Il est recommandé de pratiquer au moins 150 minutes d’activité physique d’intensité modérée par semaine (exemples : vélo stationnaire, aérobic aquatique, marche rapide, activité domestiques comme le jardinage, entrainement de résistance). Une bonne façon de vérifier l’intensité de la pratique est de tester s’il est possible d’avoir une conversation pendant celle-ci. Vous pouvez également vous référer au tableau 2 pour connaitre les correspondances entre le rythme cardiaque et l’intensité de l’exercice3. Les femmes enceintes devraient varier les exercices et intégrer des entrainements aérobic et de résistance, ainsi que des exercices d’étirements et de yoga, pour obtenir de meilleurs résultats sur leur santé.
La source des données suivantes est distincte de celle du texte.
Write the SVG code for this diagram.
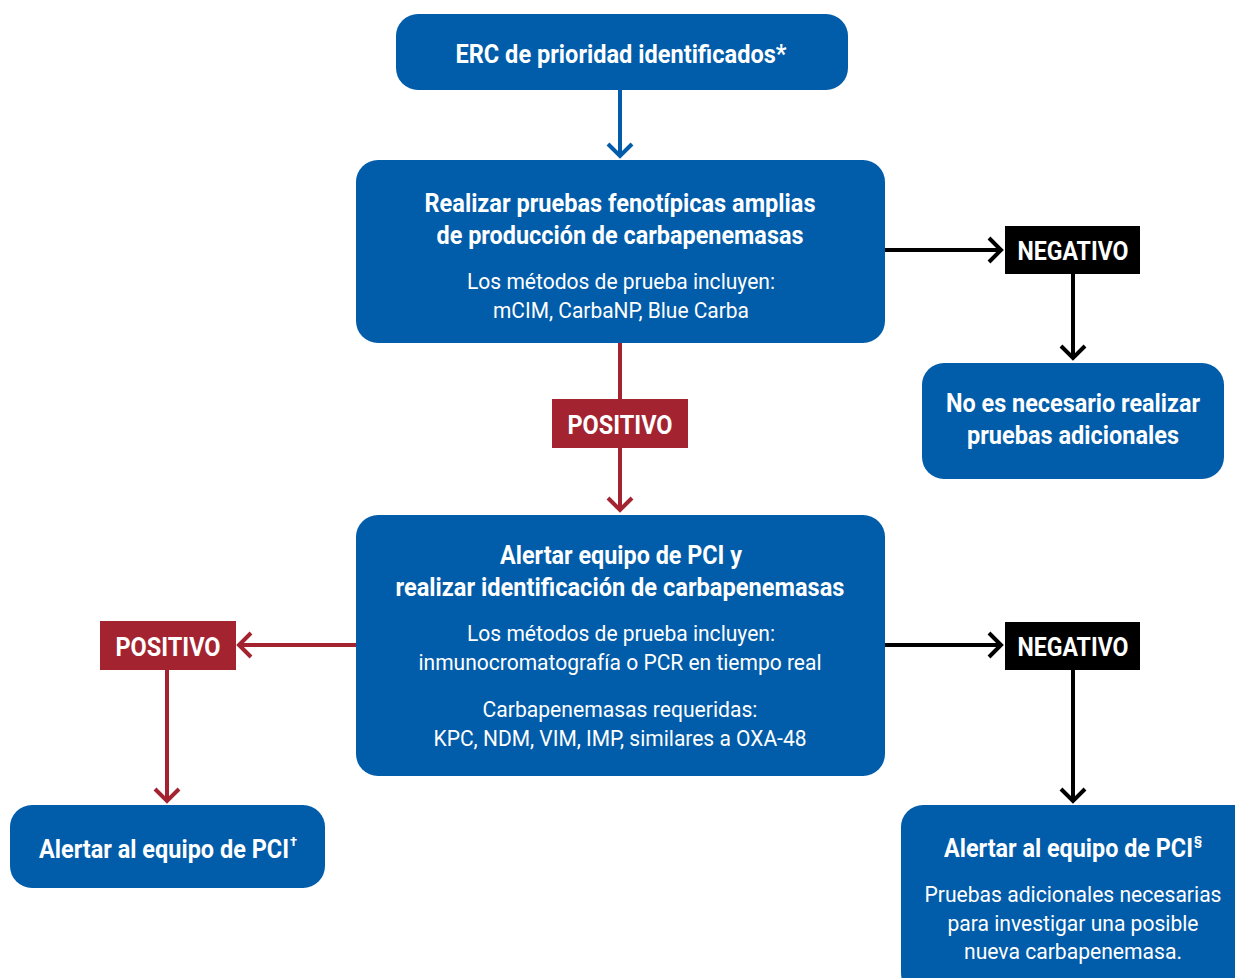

Des exercices spécifiques pour le périnée (physiothérapie) sont également bénéfiques pour les incontinences urinaires et les sensations de pesanteur3,5.

Tab. 2 : Correspondance entre l'intensité de l'exercice et le rythme cardiaque chez la femme enceinte3.
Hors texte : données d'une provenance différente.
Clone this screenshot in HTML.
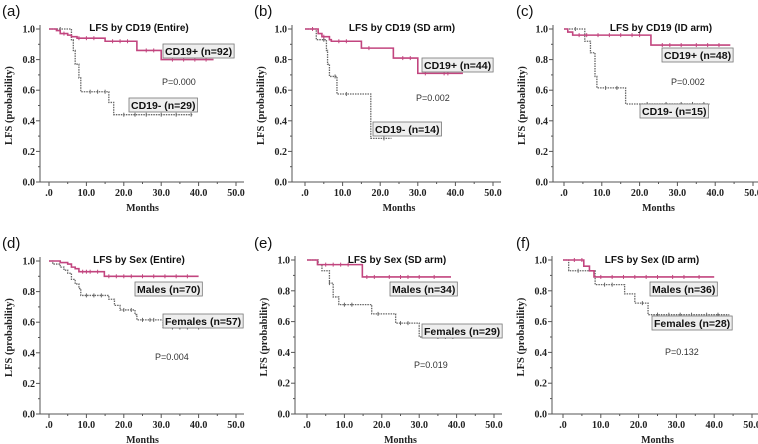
<!DOCTYPE html>
<html><head><meta charset="utf-8"><style>
html,body{margin:0;padding:0;background:#fff;}
svg{display:block;}
.tk{font-family:"Liberation Serif",serif;font-weight:bold;font-size:10px;fill:#222;}
.yt{font-family:"Liberation Serif",serif;font-weight:bold;font-size:10.5px;fill:#222;}
.ttl{font-family:"Liberation Sans",sans-serif;font-weight:bold;font-size:10px;fill:#111;}
.lg{font-family:"Liberation Sans",sans-serif;font-weight:bold;font-size:10.5px;fill:#111;}
.pv{font-family:"Liberation Sans",sans-serif;font-size:9px;fill:#333;}
.let{font-family:"Liberation Sans",sans-serif;font-size:15px;fill:#111;}
</style></head><body>
<svg id="fig" width="758" height="444" viewBox="0 0 758 444"></svg>
<script>
// ---- data ----
const panelIds = ['a','b','c','d','e','f'];
const panelTitles = ['LFS by CD19 (Entire)','LFS by CD19 (SD arm)','LFS by CD19 (ID arm)','LFS by Sex (Entire)','LFS by Sex (SD arm)','LFS by Sex (ID arm)'];
const pValues = ['P=0.000','P=0.002','P=0.002','P=0.004','P=0.019','P=0.132'];
const pinkLabels = ['CD19+ (n=92)','CD19+ (n=44)','CD19+ (n=48)','Males (n=70)','Males (n=34)','Males (n=36)'];
const greyLabels = ['CD19- (n=29)','CD19-  (n=14)','CD19-  (n=15)','Females (n=57)','Females (n=29)','Females (n=28)'];
const yTicks = [0,0.2,0.4,0.6,0.8,1.0];
const yTickLabels = ['0.0','0.2','0.4','0.6','0.8','1.0'];
const xTicks = [0,10,20,30,40,50];
const xTickLabels = ['.0','10.0','20.0','30.0','40.0','50.0'];
// step curves: times, survival, end time, censor times
const pinkTimes = [[0,2,3,5,6,7.5,15,23.5,30],[0,3.5,4.5,6.5,7,15,23.5,30],[0,1,2.3,23],[0,3,5,6,7,8,14.8],[0,2.8,14.8],[0,5.5,7,8.2]];
const pinkSurv = [[1,0.99,0.97,0.96,0.95,0.94,0.92,0.86,0.80],[1,0.97,0.95,0.93,0.92,0.875,0.81,0.71],[1,0.98,0.96,0.895],[1,0.99,0.98,0.96,0.95,0.93,0.90],[1,0.97,0.89],[1,0.96,0.93,0.89]];
const pinkEnd = [44,42,44,40,38.5,40];
const pinkCens = [[4,8,10,12,17,19,21,26,28,33,36,39,42],[2,5,9,11,17,26,28,32,37,38],[4,6,9,12,15,18,20,26,28,31,35,38,41],[9,10,11,13,16,18,20,22,25,28,31,34,37],[5,7,9,11,16,18,22,25,27,30,34],[3,5,10,13,16,19,22,25,29,32,36]];
const greyTimes = [[0,6,6.5,7,8,8.5,16,17.3],[0,3,5.7,6,6.5,8.5,17.5],[0,5.5,7,8.2,8.7,16.3],[0,1,3,4,5,6,7,8,8.5,16,17.5,19,23,23.5,30.5],[0,3,4,6,7,8.5,17.3,23.7,30],[0,1.5,8.5,16.3,19,22.5]];
const greySurv = [[1,0.93,0.86,0.77,0.68,0.59,0.52,0.44],[1,0.93,0.86,0.77,0.69,0.575,0.285],[1,0.92,0.845,0.69,0.615,0.51],[1,0.98,0.96,0.94,0.92,0.88,0.85,0.82,0.775,0.75,0.71,0.68,0.65,0.615,0.565],[1,0.97,0.93,0.85,0.76,0.71,0.65,0.59,0.50],[1,0.93,0.84,0.78,0.72,0.645]];
const greyEnd = [38.5,23,38.5,44,42,44];
const greyCens = [[3,11,13,15,20,23,26,30,34,38],[5,8,11,21],[3,11,14,22,27,31,34,37],[10,12,14,20,22,25,27,28,33,35,37,40],[6,10,12,19,25,27,35,37,39],[4,11,13,21,25,28,31,34,38,41]];
// ---- layout ----
const layout = [
 {ax:40,x0:49,x50:236,y1:29,y0:182,lx:2,ly:16},
 {ax:292,x0:305,x50:493,y1:29,y0:182,lx:254,ly:16},
 {ax:553,x0:564,x50:753,y1:29,y0:182,lx:516,ly:16},
 {ax:40,x0:49,x50:236,y1:261,y0:414,lx:2,ly:248},
 {ax:295,x0:307,x50:494,y1:260,y0:414,lx:254,ly:248},
 {ax:552,x0:563,x50:752,y1:260,y0:414,lx:516,ly:248}];
const labelPos = [
 {tx:139,ty:31,px:162,py:85,g1:[163,44],g2:[129,98]},
 {tx:402,ty:31,px:416,py:101,g1:[422,58],g2:[373,122]},
 {tx:661,ty:31,px:671,py:85,g1:[662,48],g2:[640,104]},
 {tx:139,ty:263,px:155,py:360,g1:[135,282],g2:[163,314]},
 {tx:397,ty:263,px:414,py:368,g1:[390,282],g2:[422,324]},
 {tx:652,ty:263,px:665,py:355,g1:[650,282],g2:[652,316]}];
const NS='http://www.w3.org/2000/svg';
const svg=document.getElementById('fig');
function mk(tag,attrs,parent){const e=document.createElementNS(NS,tag);for(const k in attrs)e.setAttribute(k,attrs[k]);(parent||svg).appendChild(e);return e;}
function txt(s,attrs,parent){const e=mk('text',attrs,parent);e.textContent=s;return e;}
const PINK='#c2457f', GREY='#666';
panelIds.forEach((id,i)=>{
  const L=layout[i], P=labelPos[i];
  const xs=t=>L.x0+(L.x50-L.x0)*t/50;
  const ys=v=>L.y0-(L.y0-L.y1)*v;
  const g=mk('g',{});
  
  
  const let_=txt('('+id+')',{x:L.lx,y:L.ly,class:'let'},g);
  
  
  const axY=mk('line',{x1:L.ax,y1:L.y1-4,x2:L.ax,y2:L.y0,stroke:'#555','stroke-width':1},g);
  
  
  const axX=mk('line',{x1:L.ax,y1:L.y0,x2:L.x50+8,y2:L.y0,stroke:'#555','stroke-width':1},g);
  
  
  for(let v=0;v<=1.001;v+=0.1){mk('line',{x1:L.ax-(Math.round(v*10)%2===0?4:2),y1:ys(v),x2:L.ax,y2:ys(v),stroke:'#555'},g);}
  yTicks.forEach((v,k)=>{const t=txt(yTickLabels[k],{x:L.ax-5,y:ys(v)+3.5,'text-anchor':'end',class:'tk'},g);
    
    });
  for(let t=0;t<=50;t+=5){mk('line',{x1:xs(t),y1:L.y0,x2:xs(t),y2:L.y0+(t%10===0?4:2),stroke:'#555'},g);}
  xTicks.forEach((t,k)=>{const e=txt(xTickLabels[k],{x:xs(t),y:L.y0+14,'text-anchor':'middle',class:'tk'},g);
    
    });
  const xt=txt('Months',{x:xs(25),y:L.y0+29,'text-anchor':'middle',class:'tk'},g);
  
  
  const yt=txt('LFS (probability)',{x:0,y:0,'text-anchor':'middle',class:'yt',transform:`translate(${L.ax-28},${(L.y0+L.y1)/2}) rotate(-90)`},g);
  
  
  function curve(times,surv,end,cens,color,dash,w,name){
    let d=`M${xs(times[0])},${ys(surv[0])}`;
    for(let k=1;k<times.length;k++){d+=` H${xs(times[k])} V${ys(surv[k])}`;}
    d+=` H${xs(end)}`;
    const p=mk('path',{d:d,fill:'none',stroke:color,'stroke-width':w,'stroke-dasharray':dash},g);
    
    
    cens.forEach(c=>{let k=0;for(let j=0;j<times.length;j++)if(times[j]<=c)k=j;
      const y=ys(surv[k]);
      const m=mk('line',{x1:xs(c),y1:y-2,x2:xs(c),y2:y+2,stroke:color,'stroke-width':1},g);
      
      });
  }
  curve(greyTimes[i],greySurv[i],greyEnd[i],greyCens[i],GREY,'1.5,1',1.3,'grey-curve');
  curve(pinkTimes[i],pinkSurv[i],pinkEnd[i],pinkCens[i],PINK,'none',1.6,'pink-curve');
  const tt=txt(panelTitles[i],{x:P.tx,y:P.ty,'text-anchor':'middle',class:'ttl'},g);
  
  
  const pv=txt(pValues[i],{x:P.px,y:P.py,class:'pv'},g);
  
  
  function legend(label,pos,name){
    const r=mk('rect',{x:pos[0],y:pos[1],width:10,height:14,fill:'#eee',stroke:'#777','stroke-width':0.8},g);
    
    
    const t=txt(label,{x:pos[0]+2,y:pos[1]+11,class:'lg'},g);
    
    
    r.setAttribute('width',t.getComputedTextLength()+4);
  }
  legend(pinkLabels[i],P.g1,'legend-pink');
  legend(greyLabels[i],P.g2,'legend-grey');
});
</script>
</body></html>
Age maternel Intensité Rythme cardiaque
moins de
29 ans
Faible 102-104
Modérée 125-146
Elevée 147-169
30 ans
et plus
Faible 101-120
Modérée 121-141
Elevée 142-162

Certaines précautions sont à prendre1–3 :

  • Il est déconseillé de pratiquer les activités suivantes pendant la grossesse :
    • La plongée : le bébé n’est pas protégé contre le mal de décompression et les embolies gazeuses ;
    • Les sports de contact ou à risque de chutes : incluant équitation, hockey sur glace, ski, gymnastique, vélo non stationnaire…
    • Les activités dans un environnement trop chaud et humide (exemple : yoga chaud) ;
    • Les activités au-dessus de 2500 m pour les femmes vivants en-dessous de 1500 m d’altitude.
  • Hydratez-vous bien avant, pendant et après l’activité sportive ;
  • Ayez un régime suffisamment riche pour disposer d’assez de glucose pour le bébé et vous-même pendant l’activité physique ;
  • Terminez votre entrainement de manière progressive, pour laisser le temps à votre corps de récupérer et de s’adapter à la transition exercice-repos ;
  • En cas de diastasis (séparation des muscles abdominaux), il est important d’éviter les exercices de renfort abdominal et de consulter un physiothérapeute pour des exercices adaptés.
  • Pour les athlètes, ou les femmes s’entrainant de manière bien plus intense, il est recommandé de demander conseil à un gynécologue pour s’assurer d’avoir une pratique sans risques pour la maman et le bébé.
  • Si vous ressentez l’un des symptômes suivants – souffle court qui perdure au repos, douleur intense de poitrine, contractions utérines régulières et douloureuses, saignements vaginaux, perte de fluide par le vagin (rupture de membrane), nausées ou vertiges qui perdurent au repos – arrêtez l’entrainement et consultez votre médecin.
  • Si vous êtes en surpoids, préférez des sessions d’exercices supervisés avec des professionnels qui sont plus efficaces que les exercices fait chez soi5.